Judge Sheldon granted the defendants’ motion to strike these counts. His careful opinion in Gamer cites and quotes the Connecticut Supreme Court’s decisions in Macomber, Mystic Color Lab, and Deming. Gamer’s quotations from those cases are the same that appear in this Ruling, supra. On the basis of those Supreme Court decisions, Judge Sheldon concluded in Gamer:
The plaintiff’s Complaint expressly alleges that he is entitled to stock options in the common stock of Greenwich Aero pursuant to his Agreement with the defendants. For this reason alone, his claims of conversion and statutory theft fail as a matter of law and must be stricken.
In addition, the Court must note that the stock options to which the plaintiff claims he is entitled, though definite in quantity, measured as a fixed percentage (1%) of all outstanding common stock of Greenwich Aero, are not definite in identity. That is, they are not particular options for the acquisition of particular shares of Greenwich Aero stock which the plaintiff could somehow identify, by number, date of issuance or otherwise, and thus they are not property which the plaintiff had the right to possess in such a manner, like a specific, identifiable chattel, that another person’s interference with that right of possession would constitute conversion. Instead, like a claim for the payment of money generally, the plaintiffs claimed right to be granted the promised stock options as to an undifferentiated quantity of common stock representing one percent (1%) of all outstanding common stock issued by Greenwich Aero was like a claim for the payment of money generally, which cannot serve as the basis for a conversion action.
Id., at *5 (citation omitted). In these circumstances, the court ruled in Gamer that “the plaintiff has failed to plead a proper claim of conversion, and thus that his Seventh Count, sounding in conversion, and his Eighth Count, sounding in statutory theft based upon alleged conversion, must both be stricken.” Id.
The Connecticut trial court in Gamer understood the Connecticut Supreme Court’s rulings in the cited cases, and *108properly applied those rulings to facts which in all material respects are undistin-guishable from those in the case at bar. Counsel for Plaintiff Kopperl, seeking to avoid the holding in Gamer, argues that Gamer involved a promise to deliver stock options, while the case at bar involves a promise to transfer “ownership interests” in two companies, presumably to be evidenced by stock certificates. The distinction is factually accurate but legally irrelevant. Viewing the cases though the prism of decisions like Macomber, Mystic Color Lab and Deming, and the other Supreme Court cases cited supra, there is no difference in law between a defendant’s breach of an executory contract to make future delivery of stock options (the Gamer case) and a defendant’s breach of an executory contract to make future transfers of company ownership with attendant stock certificates (the case at bar). Neither case sounds in common law conversion. Judge Sheldon’s characterizations of the promised stock options in Gamer, fatal to a claim in conversion, are equally applicable to the promised corporate ownerships in the case at bar.

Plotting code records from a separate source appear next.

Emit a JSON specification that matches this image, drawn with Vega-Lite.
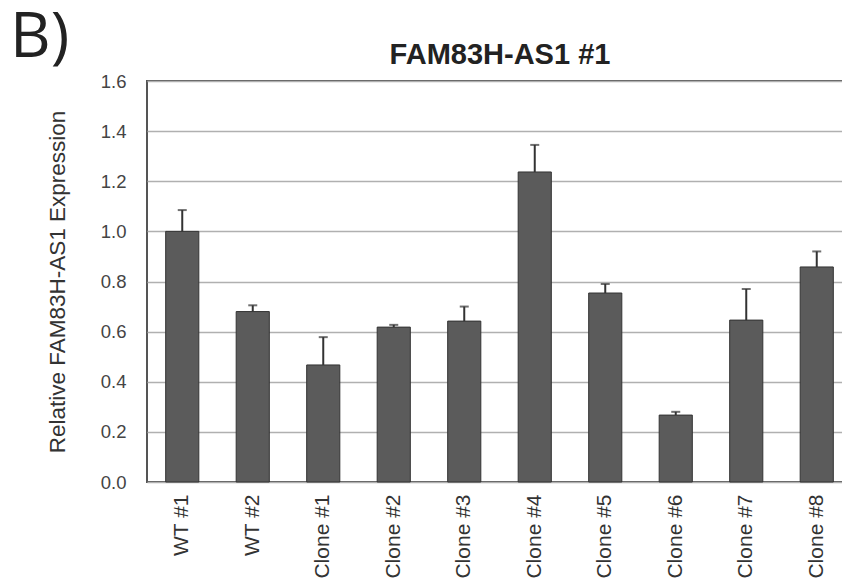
{
  "$schema": "https://vega.github.io/schema/vega-lite/v6.json",
  "autosize": "none",
  "padding": {"left": 147, "top": 81, "right": 0, "bottom": 104},
  "width": 705,
  "height": 401,
  "data": {"values": [
    {"group": "WT #1", "mean": 1.0, "upper": 1.085},
    {"group": "WT #2", "mean": 0.68, "upper": 0.705},
    {"group": "Clone #1", "mean": 0.467, "upper": 0.578},
    {"group": "Clone #2", "mean": 0.618, "upper": 0.627},
    {"group": "Clone #3", "mean": 0.642, "upper": 0.70},
    {"group": "Clone #4", "mean": 1.237, "upper": 1.345},
    {"group": "Clone #5", "mean": 0.754, "upper": 0.79},
    {"group": "Clone #6", "mean": 0.267, "upper": 0.28},
    {"group": "Clone #7", "mean": 0.646, "upper": 0.77},
    {"group": "Clone #8", "mean": 0.858, "upper": 0.92}
  ]},
  "config": {
    "view": {"stroke": "#555", "strokeWidth": 2},
    "font": "Liberation Sans"
  },
  "title": {"text": "B)", "font": "Open Sans", "fontSize": 63, "fontWeight": "normal", "color": "#222", "anchor": "start", "frame": "group", "offset": 0, "dx": -137, "dy": 30},
  "layer": [
    {
      "mark": {"type": "bar", "fill": "#5b5b5b", "stroke": "#333", "strokeWidth": 1},
      "encoding": {
        "x": {"field": "group", "type": "nominal", "sort": null,
          "scale": {"paddingInner": 0.53, "paddingOuter": 0.265},
          "axis": {"title": null, "labelAngle": -90, "labelFontSize": 21, "labelColor": "#333", "labelPadding": 12, "ticks": false, "domain": false, "grid": false, "labelFont": "Liberation Sans"}},
        "y": {"field": "mean", "type": "quantitative", "scale": {"domain": [0, 1.6]},
          "axis": {"title": "Relative FAM83H-AS1 Expression", "titleFontSize": 22.5, "titleFontWeight": "normal", "titleColor": "#333", "titlePadding": 31, "titleFont": "Liberation Sans",
            "labelFontSize": 18.5, "labelColor": "#444", "labelPadding": 21, "labelFont": "Liberation Sans",
            "ticks": false, "domain": false, "grid": true, "gridColor": "#b0b0b0", "gridWidth": 1.5,
            "values": [0, 0.2, 0.4, 0.6, 0.8, 1.0, 1.2, 1.4, 1.6], "format": ".1f"}}
      }
    },
    {
      "mark": {"type": "rule", "color": "#333", "strokeWidth": 2},
      "encoding": {
        "x": {"field": "group", "type": "nominal", "sort": null, "axis": null},
        "y": {"field": "mean", "type": "quantitative"},
        "y2": {"field": "upper"}
      }
    },
    {
      "mark": {"type": "tick", "color": "#333", "thickness": 2, "size": 9},
      "encoding": {
        "x": {"field": "group", "type": "nominal", "sort": null, "axis": null},
        "y": {"field": "upper", "type": "quantitative"}
      }
    },
    {
      "mark": {"type": "point", "opacity": 0},
      "encoding": {
        "x": {"field": "group", "type": "nominal", "sort": null,
          "axis": {"orient": "top", "title": "FAM83H-AS1 #1", "labels": false, "ticks": false, "domain": false, "grid": false,
            "titleFont": "Liberation Sans", "titleFontSize": 29, "titleFontWeight": "bold", "titleColor": "#222", "titleBaseline": "alphabetic", "titleY": -18}},
        "y": {"field": "mean", "type": "quantitative"}
      }
    }
  ],
  "resolve": {"axis": {"x": "independent"}}
}
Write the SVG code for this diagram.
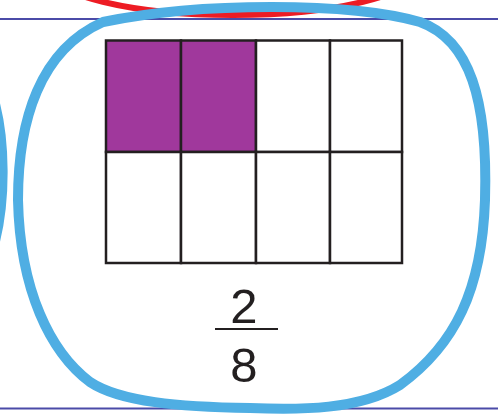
<svg xmlns="http://www.w3.org/2000/svg" width="504" height="415" viewBox="0 0 504 415">
<style>
.rule{stroke:#4B4BA8;stroke-width:2;fill:none}
.cell{stroke:#231F20;stroke-width:2.5;fill:#ffffff}
.shade{fill:#A0389C}
.num{font-family:"Liberation Sans",Arial,sans-serif;font-size:49px;fill:#231F20;text-anchor:middle}
.loop{fill:none;stroke:#4FAEE3;stroke-width:10;stroke-linejoin:round;stroke-linecap:round}
</style>
<rect width="504" height="415" fill="#ffffff"/>
<g id="rules">
<line class="rule" x1="0" y1="19" x2="498" y2="19"/>
<line class="rule" x1="0" y1="408.5" x2="498" y2="408.5"/>
</g>
<ellipse id="red-ring" cx="233" cy="-30" rx="184" ry="45" fill="none" stroke="#ED1C24" stroke-width="6"/>
<g id="grid">
<rect class="cell shade" x="106" y="40.5" width="75" height="111.5"/>
<rect class="cell shade" x="181" y="40.5" width="75" height="111.5"/>
<rect class="cell" x="256" y="40.5" width="74" height="111.5"/>
<rect class="cell" x="330" y="40.5" width="72" height="111.5"/>
<rect class="cell" x="106" y="152" width="75" height="111"/>
<rect class="cell" x="181" y="152" width="75" height="111"/>
<rect class="cell" x="256" y="152" width="74" height="111"/>
<rect class="cell" x="330" y="152" width="72" height="111"/>
</g>
<g id="fraction">
<text class="num" x="244" y="323">2</text>
<line x1="215" y1="329" x2="278" y2="329" stroke="#231F20" stroke-width="2.2"/>
<text class="num" x="244" y="382">8</text>
</g>
<path id="left-arc" class="loop" d="M -6 100 C 5 140, 6 200, -6 245"/>
<path id="blue-loop" class="loop" d="M 103 22 C 200 2, 350 2, 420 22 C 470 40, 488 100, 485 200 C 482 290, 455 345, 400 385 C 360 410, 300 410, 250 408 C 180 407, 120 402, 90 382 C 50 352, 20 290, 18 200 C 18 120, 40 50, 103 22 Z"/>
</svg>
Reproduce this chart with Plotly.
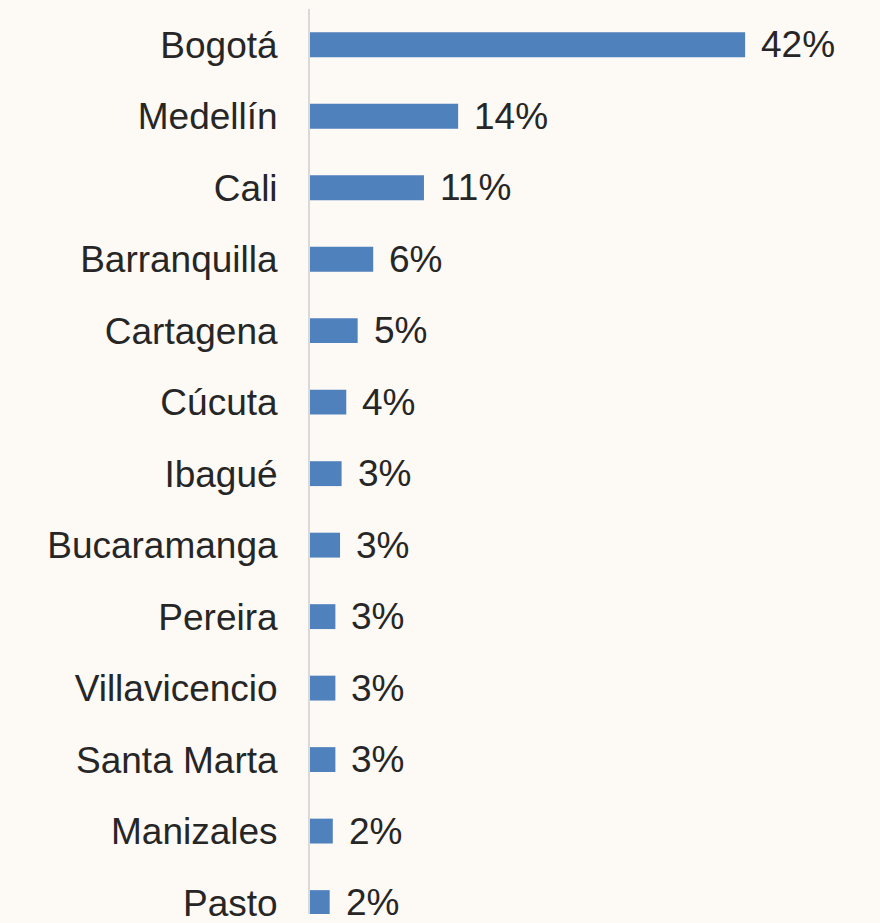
import plotly.graph_objects as go

cities = ["Bogotá", "Medellín", "Cali", "Barranquilla", "Cartagena", "Cúcuta",
          "Ibagué", "Bucaramanga", "Pereira", "Villavicencio", "Santa Marta",
          "Manizales", "Pasto"]
values = [42.0, 14.3, 11.0, 6.1, 4.6, 3.5, 3.05, 2.9, 2.45, 2.45, 2.45, 2.2, 1.9]
labels = ["42%", "14%", "11%", "6%", "5%", "4%", "3%", "3%", "3%", "3%", "3%", "2%", "2%"]

BG = "#FDF9F4"
FONT = "Liberation Sans, Arial, sans-serif"
TXT = "#262626"

fig = go.Figure()
fig.add_trace(go.Bar(
    x=values, y=cities, orientation="h",
    marker=dict(color="#4F81BD", line=dict(width=0)),
    hoverinfo="skip",
))

for v, c, t in zip(values, cities, labels):
    fig.add_annotation(x=v, y=c, text=t, showarrow=False, xanchor="left",
                       yanchor="middle", xshift=14,
                       font=dict(family=FONT, size=37, color=TXT))

fig.update_layout(
    width=880, height=923,
    margin=dict(l=310, r=52, t=9, b=0),
    paper_bgcolor=BG, plot_bgcolor=BG,
    bargap=0.652,
    showlegend=False,
    font=dict(family=FONT, size=37, color=TXT),
)
fig.update_xaxes(range=[0, 50], visible=False, showgrid=False, zeroline=False)
fig.update_yaxes(
    type="category", range=[12.16, -0.5],
    showline=True, linecolor="#D9D9D9", linewidth=2,
    showgrid=False, zeroline=False, ticks="",
    ticklabelstandoff=23,
    tickfont=dict(family=FONT, size=37, color=TXT),
)

fig.write_html(
    "out.html",
    config={"displayModeBar": False},
    post_script="document.body.style.margin='0';document.body.style.background='" + BG + "';",
)
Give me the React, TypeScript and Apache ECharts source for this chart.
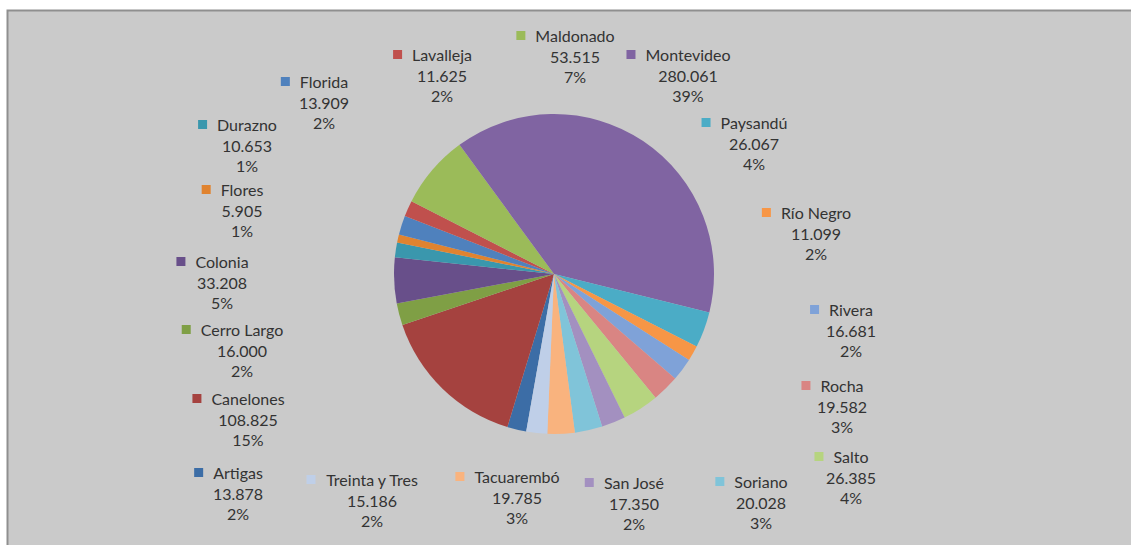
import React, { useEffect, useRef } from "react";
import * as echarts from "echarts";

const DEPARTMENTS = [
  "Artigas", "Canelones", "Cerro Largo", "Colonia", "Durazno", "Flores", "Florida",
  "Lavalleja", "Maldonado", "Montevideo", "Paysandú", "Río Negro", "Rivera", "Rocha",
  "Salto", "San José", "Soriano", "Tacuarembó", "Treinta y Tres",
];
const POPULATION = [
  13878, 108825, 16000, 33208, 10653, 5905, 13909, 11625, 53515, 280061, 26067, 11099,
  16681, 19582, 26385, 17350, 20028, 19785, 15186,
];
const COLORS = [
  "#3C6DA6", "#A5423F", "#7F9F45", "#684F8A", "#3A97AD", "#E0832F", "#4F81BD",
  "#C0504D", "#9BBB59", "#8064A2", "#4BACC6", "#F79646", "#7FA2D8", "#D98583",
  "#B6D47F", "#A390C0", "#80C4D9", "#F9B37E", "#BFCFE8",
];
// label block centres (layout)
const LABEL_CENTERS: [number, number][] = [
  [238, 493], [248, 419], [242, 350], [222, 282], [247, 145], [242, 210], [324, 102],
  [442, 75], [575, 56], [688, 75], [754, 143], [816, 233], [851, 330], [842, 406],
  [851, 477], [634, 503], [761, 502], [517, 497], [372, 500],
];

function fmtThousands(v: number): string {
  return String(v).replace(/\B(?=(\d{3})+(?!\d))/g, ".");
}

export default function App() {
  const ref = useRef<HTMLDivElement>(null);
  useEffect(() => {
    document.body.style.margin = "0";
    const chart = echarts.init(ref.current!, null, { renderer: "svg" });
    const rich: Record<string, any> = {
      name: { fontFamily: "Lato", fontSize: 16, color: "#333333", lineHeight: 20.5 },
      txt: { fontFamily: "Lato", fontSize: 16, color: "#333333", lineHeight: 20.5 },
      gap: { width: 10, lineHeight: 20.5 },
      pad: { width: 19, lineHeight: 20.5 },
    };
    COLORS.forEach((c, i) => {
      rich["sq" + i] = { width: 9, height: 9, backgroundColor: c, lineHeight: 20.5 };
    });
    chart.setOption({
      animation: false,
      backgroundColor: "#ffffff",
      graphic: [
        {
          type: "rect",
          z: -10,
          silent: true,
          shape: { x: 7.5, y: 10.5, width: 1140, height: 560 },
          style: { fill: "#cacaca", stroke: "#8f8f8f", lineWidth: 2 },
        },
      ],
      series: [
        {
          type: "pie",
          center: [554, 274],
          radius: 160,
          startAngle: 260,
          clockwise: true,
          avoidLabelOverlap: false,
          labelLine: { show: false },
          itemStyle: { borderWidth: 0 },
          emphasis: { disabled: true },
          data: DEPARTMENTS.map((n, i) => ({
            name: n,
            value: POPULATION[i],
            itemStyle: { color: COLORS[i] },
          })),
          label: {
            show: true,
            position: "outside",
            align: "center",
            fontFamily: "Lato",
            fontSize: 16,
            color: "#333333",
            lineHeight: 20.5,
            formatter: (p: any) =>
              `{sq${p.dataIndex}| }{gap| }{name|${p.name}}{pad| }\n{txt|${fmtThousands(
                p.value
              )}}\n{txt|${Math.round(p.percent)}%}`,
            rich,
          },
          labelLayout: (p: any) => {
            const c = LABEL_CENTERS[p.dataIndex];
            return { x: c[0], y: c[1], align: "center", verticalAlign: "middle" };
          },
        },
      ],
    });
    return () => chart.dispose();
  }, []);
  return (
    <div
      ref={ref}
      style={{ position: "absolute", left: 0, top: 0, width: 1131, height: 545 }}
    />
  );
}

The discussion need not be extended further. The decision in Gamer gives two reasons for striking that plaintiffs conversion claim: (1) the plaintiffs claimed entitlement to stock options was based upon a contract with the defendants; and (2) the promised but undelivered stock options, by their nature, did not constitute property in the possession of plaintiff, capable of conversion. This reasoning applies squarely to the case at bar: (1) Plaintiff Kopperl bases his claimed entitlement to ownership interests in ARI and VRS upon a contract with Defendant Bain; and (2) the promised but undelivered stock in those companies does not constitute property in the possession of Kopperl, capable of conversion.
This Court agrees with the Connecticut trial court’s decision in Gamer, and concludes that the governing Connecticut law created by the cited Supreme Court cases mandated the conclusion, in Gamer and the case at bar, that neither plaintiff pleaded a case sounding in conversion. To the extent that lower court cases cited in plaintiffs brief might support a contrary conclusion, I decline to follow them.4 Accordingly, the Fourteenth Count in the present Third Amended Complaint, alleging conversion by defendants Bain, Rolls and Neviaser of Kopperl’s corporate ownership interests, will be stricken.
2. Statutory Theft
The Fifteenth Count of the TAC alleges that defendants Bain, Rolls and Neviaser acted “intentionally to deprive Kopperl” of his ownership interests in ARI and' VRS. Doc. 29, p. 25, ¶ 69. This is alleged to constitute statutory theft under Conn. Gen.Stat. § 52-564, entitling Kop-perl to treble damages.
It frequently occurs that a plaintiff couples a claim for conversion with one for statutory theft, both arising out of the same set of facts. As an example, plaintiff pleaded in this fashion in Gamer.
In Deming, the Supreme Court said: “Conversion can be distinguished from statutory theft ... in two ways,” and continued:
*109First, statutory theft requires an intent to deprive another of his property; second, conversion requires the owner to be harmed by a defendant’s conduct. Therefore, statutory theft requires a plaintiff to prove the additional element of intent over and above what he or she must demonstrate to prove conversion.
279 Conn. at 771, 905 A.2d 623 (citation and internal quotations marks omitted).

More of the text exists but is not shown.